In the examples below, we will create two text files to store the final-exame scores of four students in the mathematics and language courses. We will then introduce few usueful Linux commands to browse and analysis the data.
Before we start, make sure the directory $HOME/tutorial/labs
is already available; otherwise create it with
$ mkdir -p $HOME/tutorial/labs
and change the present working directory to it:
$ cd $HOME/tutorial/labs
Creating and editing text file
There are many text editors in Linux. Here we use the editor called nano
which is relatively easy to adopt. Let’s firstly create a text file called score_math.dat
using the following command:
Note
In Linux, the suffix of the filename is irrelevant to the file type. Use the file
command to examine the file type.
$ nano score_math.dat
You will be entering an empty editing area provided by nano
. Copy or type the following texts into the area:
Thomas 81
Percy 65
Emily 75
James 55
Press Control+o followed by the Enter key to save the file. Press Control+x to quit the editing environment and return to the prompt.
Now repeat the steps above to create another file called score_lang.dat
, and paste the data below into it.
Thomas 53
Percy 85
Emily 70
James 65
When you list of the content of the present working directory, you should see the two data files.
$ ls -l
total 0
-rw-r--r-- 1 honlee tg 40 Sep 30 15:06 score_lang.dat
-rw-r--r-- 1 honlee tg 37 Sep 30 15:06 score_math.dat
Browsing text file
Several commands can be used to brows the text file. First of all, the command cat
can be used to print the entire content on the terminal. For example:
$ cat score_math.dat
When the content is too large to fit into the terminal, one uses either more
or less
command to print contents in pages. For example,
$ more score_math.dat
$ less score_math.dat
Tip
The command less
provides more functionalities than the more
command such as up/down scrolling and text search.

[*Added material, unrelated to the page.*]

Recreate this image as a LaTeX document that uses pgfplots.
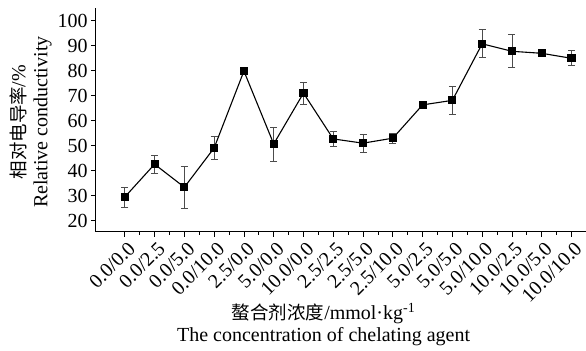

When the top and bottom of the content are the only concern, one can use the commands tail
and head
. To print the first 2 lines, one does
$ head -n 2 score_math.dat
To print the last 2 lines, one does
$ tail -n 2 score_math.dat
Searching in text file
For search a string in text file, one use the command grep
. For example, if we would like to search for the name Thomas
in the file score_math.dat
, we do
$ grep 'Thomas' score_math.dat
Tip
grep
supports advanced pattern searching using the regular expression.